Yesterday the Creative Industries Minister – currently James Purnell – outlined the seven broad strands the government will focus on, on order to boost the UK’s creative industries as part of a forthcoming initiative called the “Creative Economy Programme”. Items one-to-six were predictable, “big policy”-driven and often wooly, but number seven was interesting…. “Evidence – establish the importance of the creative industries to the economy.” We certainly badly need a reliable evidence base, and a reform of the blunt SIC/SOC codes that are used by government to classify people by what profession area they are “in”. The UK Skills Council was mooted to be doing just that, but how far the initiative has progressed I’m not sure. The problem arises because

“creatives move in and out of the sector, and between sub-sectors, and have multiple paid and unpaid jobs – often all within the same month. Many microbusinesses, partnerships and self-employed workers are invisible to government statistics.”

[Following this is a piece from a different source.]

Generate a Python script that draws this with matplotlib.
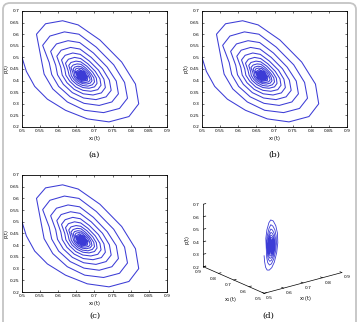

Nor do we have robust evidence for the impacts of culture-led regeneration, particularly “iconic” flagship buildings and their associated workshop clusters. For this we need strong data about things like: the wider impact on gentrification; displacement impact on surrounding facilities; impact on areas that “fringe the fringe” of such developments; impact on informal “everyday life” cultures; sustainability over time; which type of cultural development, where and with whom work best. Liverpool and the “Capital of Culture” seems likely to offer us an interesting case-study in this respect.